## TO DO
Below, locate the line that contains "Reproduce this chart". Repeat exactly from that line to the line that contains "Chart.register(...registerables);", inclusive, leaving out the pictures.

## Rows from a dataset of charts and code
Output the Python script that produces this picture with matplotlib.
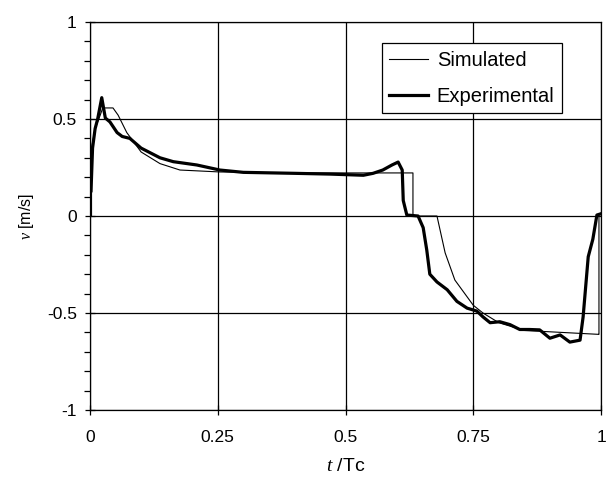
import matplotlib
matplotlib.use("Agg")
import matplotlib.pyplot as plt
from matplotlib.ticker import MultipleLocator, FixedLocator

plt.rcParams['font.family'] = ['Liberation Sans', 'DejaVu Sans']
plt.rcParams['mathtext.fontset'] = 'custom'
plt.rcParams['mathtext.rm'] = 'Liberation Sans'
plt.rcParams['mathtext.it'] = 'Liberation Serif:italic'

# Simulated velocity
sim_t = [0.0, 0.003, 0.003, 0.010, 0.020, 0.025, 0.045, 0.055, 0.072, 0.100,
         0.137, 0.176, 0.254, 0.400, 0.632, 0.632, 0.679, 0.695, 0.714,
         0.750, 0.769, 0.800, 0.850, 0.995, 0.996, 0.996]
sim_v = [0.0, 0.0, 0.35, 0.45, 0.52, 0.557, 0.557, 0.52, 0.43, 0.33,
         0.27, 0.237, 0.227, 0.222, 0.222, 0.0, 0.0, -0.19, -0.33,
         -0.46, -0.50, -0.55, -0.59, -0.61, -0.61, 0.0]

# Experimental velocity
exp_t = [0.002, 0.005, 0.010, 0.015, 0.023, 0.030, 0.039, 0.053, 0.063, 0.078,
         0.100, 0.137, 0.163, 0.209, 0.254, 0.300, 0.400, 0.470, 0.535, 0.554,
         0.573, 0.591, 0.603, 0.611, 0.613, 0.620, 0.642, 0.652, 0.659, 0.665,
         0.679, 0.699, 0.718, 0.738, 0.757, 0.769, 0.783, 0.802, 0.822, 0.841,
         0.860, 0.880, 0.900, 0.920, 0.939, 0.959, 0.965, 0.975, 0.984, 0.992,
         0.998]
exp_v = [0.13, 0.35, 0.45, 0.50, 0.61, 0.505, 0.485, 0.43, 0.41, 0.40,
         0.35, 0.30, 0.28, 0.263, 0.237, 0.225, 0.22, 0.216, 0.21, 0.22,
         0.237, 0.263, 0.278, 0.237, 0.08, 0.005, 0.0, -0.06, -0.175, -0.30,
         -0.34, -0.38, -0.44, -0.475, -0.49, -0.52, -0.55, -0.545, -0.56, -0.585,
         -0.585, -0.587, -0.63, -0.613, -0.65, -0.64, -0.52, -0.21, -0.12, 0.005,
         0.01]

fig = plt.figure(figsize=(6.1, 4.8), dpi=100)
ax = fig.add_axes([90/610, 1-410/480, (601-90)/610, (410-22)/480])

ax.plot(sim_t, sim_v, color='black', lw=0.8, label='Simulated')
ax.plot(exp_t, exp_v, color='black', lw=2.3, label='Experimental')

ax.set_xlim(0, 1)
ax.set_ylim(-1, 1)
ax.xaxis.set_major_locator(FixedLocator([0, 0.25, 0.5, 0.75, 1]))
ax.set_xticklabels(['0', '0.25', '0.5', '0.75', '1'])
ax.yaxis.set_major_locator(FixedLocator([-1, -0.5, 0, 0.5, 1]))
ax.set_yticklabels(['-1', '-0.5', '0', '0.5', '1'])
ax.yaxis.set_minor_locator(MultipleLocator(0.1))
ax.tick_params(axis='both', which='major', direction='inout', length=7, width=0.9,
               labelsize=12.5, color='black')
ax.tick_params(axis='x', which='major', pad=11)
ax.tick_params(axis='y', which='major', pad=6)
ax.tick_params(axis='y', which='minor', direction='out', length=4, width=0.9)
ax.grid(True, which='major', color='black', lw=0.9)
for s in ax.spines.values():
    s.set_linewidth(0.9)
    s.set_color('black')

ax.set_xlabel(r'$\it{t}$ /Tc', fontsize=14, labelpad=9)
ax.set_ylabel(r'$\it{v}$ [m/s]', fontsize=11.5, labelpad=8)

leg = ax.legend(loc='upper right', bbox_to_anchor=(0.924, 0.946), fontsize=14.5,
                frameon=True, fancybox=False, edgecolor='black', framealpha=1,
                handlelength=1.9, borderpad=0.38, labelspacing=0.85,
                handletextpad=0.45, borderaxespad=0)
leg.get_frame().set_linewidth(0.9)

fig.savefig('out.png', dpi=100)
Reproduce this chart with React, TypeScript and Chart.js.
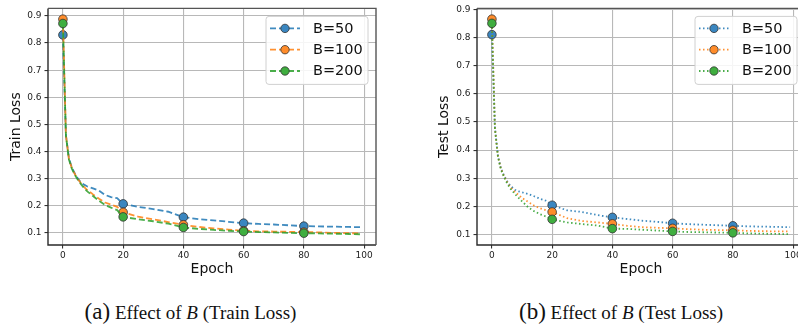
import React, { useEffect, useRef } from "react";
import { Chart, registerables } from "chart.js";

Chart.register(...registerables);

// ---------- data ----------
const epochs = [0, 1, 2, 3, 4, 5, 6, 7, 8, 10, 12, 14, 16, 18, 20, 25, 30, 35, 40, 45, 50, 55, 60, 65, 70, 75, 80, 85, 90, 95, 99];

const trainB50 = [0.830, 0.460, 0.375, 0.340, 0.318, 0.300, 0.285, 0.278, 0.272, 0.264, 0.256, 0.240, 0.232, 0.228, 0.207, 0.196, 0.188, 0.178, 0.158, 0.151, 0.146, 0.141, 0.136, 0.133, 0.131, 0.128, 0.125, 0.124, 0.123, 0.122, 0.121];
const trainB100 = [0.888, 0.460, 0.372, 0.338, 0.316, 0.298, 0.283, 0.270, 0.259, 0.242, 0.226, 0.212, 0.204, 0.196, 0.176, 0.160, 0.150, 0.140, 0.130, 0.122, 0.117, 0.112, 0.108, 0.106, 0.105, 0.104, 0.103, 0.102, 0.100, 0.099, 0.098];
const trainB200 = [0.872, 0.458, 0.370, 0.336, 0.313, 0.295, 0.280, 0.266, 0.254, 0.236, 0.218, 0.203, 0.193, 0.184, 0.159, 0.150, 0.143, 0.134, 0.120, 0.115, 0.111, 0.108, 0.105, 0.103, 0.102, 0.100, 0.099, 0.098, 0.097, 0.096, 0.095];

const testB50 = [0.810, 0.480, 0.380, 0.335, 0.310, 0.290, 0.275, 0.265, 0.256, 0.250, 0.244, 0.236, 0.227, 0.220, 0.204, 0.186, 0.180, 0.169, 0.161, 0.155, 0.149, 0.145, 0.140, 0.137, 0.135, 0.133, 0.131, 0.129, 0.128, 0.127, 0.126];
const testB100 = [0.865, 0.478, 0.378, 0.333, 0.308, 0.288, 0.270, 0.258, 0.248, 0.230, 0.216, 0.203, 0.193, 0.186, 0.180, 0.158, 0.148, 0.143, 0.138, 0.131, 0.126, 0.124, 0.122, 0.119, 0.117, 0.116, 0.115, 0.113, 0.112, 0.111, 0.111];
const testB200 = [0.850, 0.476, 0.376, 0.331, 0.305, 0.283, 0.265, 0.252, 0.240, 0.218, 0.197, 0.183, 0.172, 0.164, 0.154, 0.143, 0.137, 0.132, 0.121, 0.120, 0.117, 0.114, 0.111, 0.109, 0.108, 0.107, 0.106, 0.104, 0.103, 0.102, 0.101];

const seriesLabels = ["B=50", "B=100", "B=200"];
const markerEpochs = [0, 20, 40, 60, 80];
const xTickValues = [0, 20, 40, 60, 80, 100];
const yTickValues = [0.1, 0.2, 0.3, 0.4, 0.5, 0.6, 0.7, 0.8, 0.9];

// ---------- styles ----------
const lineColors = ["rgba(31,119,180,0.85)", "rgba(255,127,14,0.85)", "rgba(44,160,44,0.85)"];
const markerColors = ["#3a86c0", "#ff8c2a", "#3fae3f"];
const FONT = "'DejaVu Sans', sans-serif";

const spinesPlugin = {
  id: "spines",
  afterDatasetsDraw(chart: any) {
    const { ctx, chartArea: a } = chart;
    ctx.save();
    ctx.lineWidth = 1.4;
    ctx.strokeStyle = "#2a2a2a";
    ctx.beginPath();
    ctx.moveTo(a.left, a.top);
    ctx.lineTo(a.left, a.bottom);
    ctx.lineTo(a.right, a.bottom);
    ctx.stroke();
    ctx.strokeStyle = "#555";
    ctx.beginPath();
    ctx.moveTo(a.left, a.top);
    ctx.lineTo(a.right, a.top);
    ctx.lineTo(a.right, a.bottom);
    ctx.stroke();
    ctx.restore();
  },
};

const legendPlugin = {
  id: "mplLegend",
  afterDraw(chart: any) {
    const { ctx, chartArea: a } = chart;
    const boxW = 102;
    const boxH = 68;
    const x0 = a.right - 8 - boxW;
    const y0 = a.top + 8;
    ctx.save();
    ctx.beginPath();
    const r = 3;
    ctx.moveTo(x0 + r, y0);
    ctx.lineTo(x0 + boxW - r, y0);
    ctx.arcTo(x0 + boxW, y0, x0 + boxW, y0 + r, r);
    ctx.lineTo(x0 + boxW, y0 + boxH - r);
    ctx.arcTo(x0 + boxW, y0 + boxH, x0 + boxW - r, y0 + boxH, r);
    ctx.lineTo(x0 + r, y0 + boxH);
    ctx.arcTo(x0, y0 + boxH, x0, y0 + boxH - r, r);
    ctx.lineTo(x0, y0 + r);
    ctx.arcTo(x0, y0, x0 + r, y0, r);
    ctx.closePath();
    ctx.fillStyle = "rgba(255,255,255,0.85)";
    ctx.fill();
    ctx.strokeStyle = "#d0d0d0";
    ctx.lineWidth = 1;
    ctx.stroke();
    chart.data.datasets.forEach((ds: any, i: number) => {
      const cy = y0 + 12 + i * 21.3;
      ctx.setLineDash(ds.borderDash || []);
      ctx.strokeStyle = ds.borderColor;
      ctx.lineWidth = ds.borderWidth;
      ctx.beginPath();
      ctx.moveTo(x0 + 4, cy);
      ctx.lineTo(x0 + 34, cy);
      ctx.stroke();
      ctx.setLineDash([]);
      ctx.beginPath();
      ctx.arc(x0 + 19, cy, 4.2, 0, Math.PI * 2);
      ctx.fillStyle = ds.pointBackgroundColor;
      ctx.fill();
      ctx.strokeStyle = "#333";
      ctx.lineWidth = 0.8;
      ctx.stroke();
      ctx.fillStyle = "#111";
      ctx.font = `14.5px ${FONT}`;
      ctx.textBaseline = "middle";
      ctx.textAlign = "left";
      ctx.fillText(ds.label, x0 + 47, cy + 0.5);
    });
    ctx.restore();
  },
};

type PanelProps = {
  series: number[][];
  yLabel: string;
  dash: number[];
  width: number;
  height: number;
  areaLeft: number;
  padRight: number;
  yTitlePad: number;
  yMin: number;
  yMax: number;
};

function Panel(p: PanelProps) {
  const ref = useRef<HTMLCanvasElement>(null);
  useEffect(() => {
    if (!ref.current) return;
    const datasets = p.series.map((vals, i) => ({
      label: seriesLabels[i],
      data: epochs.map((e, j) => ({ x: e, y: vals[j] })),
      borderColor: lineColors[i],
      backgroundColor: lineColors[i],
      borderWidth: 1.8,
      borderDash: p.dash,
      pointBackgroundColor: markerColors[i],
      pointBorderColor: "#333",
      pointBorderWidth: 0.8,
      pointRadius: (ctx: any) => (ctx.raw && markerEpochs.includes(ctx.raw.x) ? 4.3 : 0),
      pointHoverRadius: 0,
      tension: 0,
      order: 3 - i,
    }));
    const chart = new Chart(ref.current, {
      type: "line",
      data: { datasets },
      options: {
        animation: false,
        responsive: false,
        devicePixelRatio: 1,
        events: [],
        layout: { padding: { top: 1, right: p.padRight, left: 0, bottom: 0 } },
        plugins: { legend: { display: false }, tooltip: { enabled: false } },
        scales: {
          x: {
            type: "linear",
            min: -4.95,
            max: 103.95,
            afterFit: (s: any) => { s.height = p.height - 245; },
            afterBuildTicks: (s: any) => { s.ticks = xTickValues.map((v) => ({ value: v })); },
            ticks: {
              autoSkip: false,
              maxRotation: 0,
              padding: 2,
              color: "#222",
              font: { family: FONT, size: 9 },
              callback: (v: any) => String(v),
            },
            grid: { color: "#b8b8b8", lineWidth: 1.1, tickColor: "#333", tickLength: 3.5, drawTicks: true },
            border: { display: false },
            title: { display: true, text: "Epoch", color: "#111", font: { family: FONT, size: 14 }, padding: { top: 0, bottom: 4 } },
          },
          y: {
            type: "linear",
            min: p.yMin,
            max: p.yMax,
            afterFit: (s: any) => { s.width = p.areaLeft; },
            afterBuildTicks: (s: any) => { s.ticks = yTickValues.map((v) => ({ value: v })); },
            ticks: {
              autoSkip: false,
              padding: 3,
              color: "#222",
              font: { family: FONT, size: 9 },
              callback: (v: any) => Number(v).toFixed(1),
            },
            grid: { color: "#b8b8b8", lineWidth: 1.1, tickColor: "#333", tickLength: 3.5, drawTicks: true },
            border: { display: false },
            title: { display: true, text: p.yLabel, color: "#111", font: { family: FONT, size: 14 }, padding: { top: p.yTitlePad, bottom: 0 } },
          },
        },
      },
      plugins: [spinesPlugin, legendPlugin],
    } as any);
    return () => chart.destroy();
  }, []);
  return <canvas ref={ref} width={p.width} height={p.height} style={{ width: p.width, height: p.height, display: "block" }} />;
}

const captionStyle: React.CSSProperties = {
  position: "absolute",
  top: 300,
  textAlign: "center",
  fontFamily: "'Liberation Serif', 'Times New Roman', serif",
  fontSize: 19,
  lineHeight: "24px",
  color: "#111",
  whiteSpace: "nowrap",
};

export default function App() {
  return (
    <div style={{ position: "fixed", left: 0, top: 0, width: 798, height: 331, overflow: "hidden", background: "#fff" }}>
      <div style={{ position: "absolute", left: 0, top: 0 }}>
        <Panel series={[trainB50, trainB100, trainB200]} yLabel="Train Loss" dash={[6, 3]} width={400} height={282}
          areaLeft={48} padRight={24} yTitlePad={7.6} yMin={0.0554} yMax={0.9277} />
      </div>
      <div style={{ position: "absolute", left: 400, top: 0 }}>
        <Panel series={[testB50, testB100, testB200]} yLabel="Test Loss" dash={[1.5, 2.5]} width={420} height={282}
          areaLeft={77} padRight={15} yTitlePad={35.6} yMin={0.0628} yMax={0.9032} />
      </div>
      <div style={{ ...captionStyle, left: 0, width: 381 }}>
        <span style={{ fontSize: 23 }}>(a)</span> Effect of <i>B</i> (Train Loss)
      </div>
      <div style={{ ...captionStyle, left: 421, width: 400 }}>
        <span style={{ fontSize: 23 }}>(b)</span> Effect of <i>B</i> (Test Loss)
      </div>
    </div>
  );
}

## EXERCISE RESULT
Reproduce this chart with React, TypeScript and Chart.js.
import React, { useEffect, useRef } from "react";
import { Chart, registerables } from "chart.js";

Chart.register(...registerables);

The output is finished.